As Shawn indicated - slow down. The types of coral you have in the tank won't die overnight unless something MAJOR happens - like a huge swing in temp, alkalinity or salinity. Going too fast will cause more harm than good

You have a small volume of water - I would suggest mixing your own water and not buying from a store. Preferably from your own RODI but if you need to buy RODI or get from a member I would do that. (I have 100 gallons of RODI on hand almost all the time - if you get in a bind and can drive to Acworth I'm happy to fill some jugs for you)

(this is just me - so take this part for whatever it's worth) - I would not run a skimmer on a tank that small. Small skimmers are horribly inefficient and with 13 gallons you can literally pull out 1 gallon of water, replace it with new once a week and that should be just fine to keep everything in check and stable.

Another argument to ditch the skimmer - I don't see much of a bioload in the tank, you have sizable snails that need food and you have some macro algae that needs nitrates, phosphates etc etc.

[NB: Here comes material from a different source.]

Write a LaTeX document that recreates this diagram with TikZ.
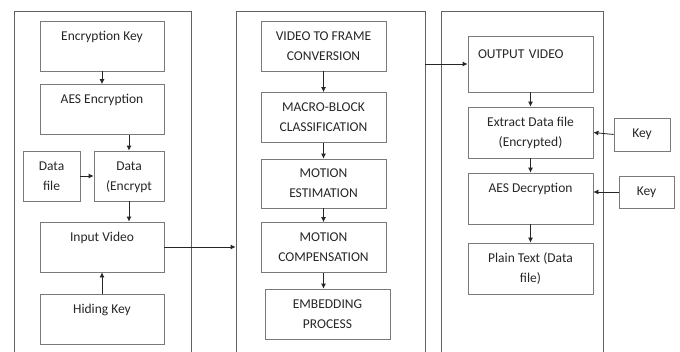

Lets start with some basics:
How are you handling top off water?
Temp?
Salinity?
PH? (not that important at this phase but you should know it)
Have you tested for Ammonia, nitrites & nitrates?
Any fish? What are you feeding?
 
We also have a meeting coming up early next month. That would be a good opportunity to meet some members and possibly find someone you like close to you that can help mentor you. With your plan to already upgrade to a larger tank that will be quite valuable.

Beyond the info requested above, I only see two fish in the tank. A very common problem with all noobs, including myself, is we tend to feed too much at this stage. Don't feed more than the fish will eat in a minute or two. Clowns are very small fish and as such also have very small stomach's.

When you did the H2O2 test, did you remove some of the Red Slime to put in there or something else?